Pour lui, les créateurs doivent s’emparer des réalités du continent pour questionner, dénoncer et améliorer l’existence des populations. Ses propres œuvres, souvent teintées de satire sociale, illustrent cette posture engagée qui fait de l’artiste un acteur du changement.

Raconter le continent avec ses propres mots

Point central de sa masterclass : la nécessité pour les Africains de reprendre en main leurs récits. Il appelle à rompre avec les visions héritées du regard occidental et à reconstruire une perception de soi fondée sur la singularité du continent. « Il faut se voir avec nos propres yeux », a-t-il insisté.

Selon lui, l’affirmation identitaire précède toute ambition internationale. Produire pour le monde n’a de sens que si l’on assume pleinement ses réalités, ses contradictions et sa diversité culturelle. Cette reconquête passe par une immersion réelle dans les sociétés africaines. « Vivre en Afrique », dit-il, est essentiel pour comprendre ses tensions, ses aspirations et ses dynamiques.

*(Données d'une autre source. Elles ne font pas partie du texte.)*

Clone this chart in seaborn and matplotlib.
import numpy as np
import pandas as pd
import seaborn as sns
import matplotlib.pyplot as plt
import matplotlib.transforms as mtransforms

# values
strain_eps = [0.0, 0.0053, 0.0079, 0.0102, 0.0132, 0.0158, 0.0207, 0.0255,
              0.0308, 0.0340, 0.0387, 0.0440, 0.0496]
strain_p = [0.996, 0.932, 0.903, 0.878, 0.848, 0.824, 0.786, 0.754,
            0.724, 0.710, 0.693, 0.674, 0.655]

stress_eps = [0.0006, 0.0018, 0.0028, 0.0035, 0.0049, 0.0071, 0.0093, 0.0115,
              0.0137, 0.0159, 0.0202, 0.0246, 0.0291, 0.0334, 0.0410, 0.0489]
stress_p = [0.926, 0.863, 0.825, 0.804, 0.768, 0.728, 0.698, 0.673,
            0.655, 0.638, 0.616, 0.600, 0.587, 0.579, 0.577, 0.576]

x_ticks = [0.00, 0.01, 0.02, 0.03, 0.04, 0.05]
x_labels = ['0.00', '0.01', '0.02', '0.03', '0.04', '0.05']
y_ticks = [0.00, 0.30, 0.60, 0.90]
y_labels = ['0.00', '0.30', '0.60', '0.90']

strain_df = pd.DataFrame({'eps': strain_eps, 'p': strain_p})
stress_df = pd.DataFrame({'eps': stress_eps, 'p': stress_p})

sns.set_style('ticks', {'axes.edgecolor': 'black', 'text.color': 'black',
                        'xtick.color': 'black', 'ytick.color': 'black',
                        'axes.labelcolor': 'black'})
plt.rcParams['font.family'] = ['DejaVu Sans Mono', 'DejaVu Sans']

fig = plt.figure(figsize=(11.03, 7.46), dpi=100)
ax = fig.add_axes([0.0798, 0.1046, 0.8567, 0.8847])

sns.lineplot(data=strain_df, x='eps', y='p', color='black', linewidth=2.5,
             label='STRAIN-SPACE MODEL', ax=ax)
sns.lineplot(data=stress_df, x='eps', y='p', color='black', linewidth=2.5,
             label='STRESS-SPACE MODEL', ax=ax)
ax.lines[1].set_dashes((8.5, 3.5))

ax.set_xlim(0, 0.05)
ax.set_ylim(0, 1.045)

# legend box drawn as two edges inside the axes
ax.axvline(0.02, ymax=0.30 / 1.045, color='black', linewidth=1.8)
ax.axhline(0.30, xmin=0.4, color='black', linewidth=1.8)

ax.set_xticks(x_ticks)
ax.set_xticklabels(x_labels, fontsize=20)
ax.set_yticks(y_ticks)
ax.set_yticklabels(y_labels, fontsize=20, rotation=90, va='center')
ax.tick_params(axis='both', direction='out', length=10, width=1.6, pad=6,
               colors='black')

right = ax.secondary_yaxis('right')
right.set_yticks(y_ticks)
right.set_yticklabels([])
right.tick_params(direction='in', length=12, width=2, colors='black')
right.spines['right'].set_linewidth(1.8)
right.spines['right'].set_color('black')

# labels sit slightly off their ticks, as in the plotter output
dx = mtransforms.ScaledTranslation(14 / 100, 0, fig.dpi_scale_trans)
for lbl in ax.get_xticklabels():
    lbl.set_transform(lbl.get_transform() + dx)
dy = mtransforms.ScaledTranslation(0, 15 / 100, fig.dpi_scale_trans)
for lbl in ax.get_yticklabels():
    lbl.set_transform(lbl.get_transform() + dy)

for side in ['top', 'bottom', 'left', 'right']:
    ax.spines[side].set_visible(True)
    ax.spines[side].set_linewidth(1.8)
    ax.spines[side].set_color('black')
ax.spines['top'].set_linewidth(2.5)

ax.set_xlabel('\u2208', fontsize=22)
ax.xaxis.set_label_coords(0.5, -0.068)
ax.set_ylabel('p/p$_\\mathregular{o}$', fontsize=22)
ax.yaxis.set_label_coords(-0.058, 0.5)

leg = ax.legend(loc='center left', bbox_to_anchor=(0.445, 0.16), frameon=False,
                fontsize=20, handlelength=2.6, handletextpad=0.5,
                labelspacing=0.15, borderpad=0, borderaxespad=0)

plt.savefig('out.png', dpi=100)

L’artiste comme acteur public

Pour Mr Macaroni, la création artistique n’est jamais isolée : elle est un engagement envers une communauté. L’artiste n’est pas un simple agent du divertissement, mais un penseur capable de proposer des pistes de solutions. « Tout est politique », rappelle-t-il, estimant que le champ culturel est traversé par des enjeux de pouvoir et de représentation auxquels les créateurs doivent se confronter.

Technologies, Nollywood et les défis de l’industrie

Évoquant l’évolution des technologies, il a salué les outils numériques qui permettent aujourd’hui aux artistes africains de produire et de diffuser leurs œuvres de manière plus autonome. Ces mutations ont profondément transformé Nollywood, désormais porté par une génération de réalisateurs audacieux bénéficiant d’un public fidèle. Au Nigeria, souligne-t-il, la simple mention d’un réalisateur suffit parfois à remplir une salle.

Il a toutefois pointé les contradictions liées aux plateformes de streaming, qui renforcent la visibilité des films tout en fragilisant les salles de cinéma. La distribution, bien qu’en progrès, demeure selon lui insuffisante.

Le financement, autre défi majeur, reste un frein à une production ambitieuse. Revenant sur son premier film réalisé en 2017, il a évoqué les difficultés rencontrées et expliqué s’appuyer principalement sur ses revenus d’acteur et de créateur de contenu. S’il reconnaît l’existence d’investisseurs privés, il dit n’avoir jamais sollicité les financements publics, estimant que dépendre de l’État ou d’un sponsor « limite la liberté de création ».

Une vocation née de l’enfance

L’artiste a également partagé ses débuts, révélant qu’enfant, il imitait déjà les comédiens qu’il voyait à la télévision. Si le désir de divertir l’a d’abord guidé, il a rapidement pris conscience « du pouvoir de l’artiste et de sa capacité à changer les choses ». Pour lui, l’art peut à la fois divertir et éveiller les consciences.

Un appel à une renaissance culturelle africaine

À Timimoun, la parole de Mr Macaroni résonne comme une invitation à valoriser les imaginaires africains et à bâtir des industries culturelles capables de raconter le continent sans filtres. Au cœur d’un festival qui promeut le dialogue et la collaboration entre créateurs africains, son message s’impose comme un plaidoyer pour une autonomie narrative et une affirmation collective.

Son intervention, empreinte de lucidité et d’enthousiasme, laisse l’impression qu’un mouvement se construit : celui d’un continent qui aspire à reprendre possession de ses récits, à créer autrement et à projeter au monde sa propre vision.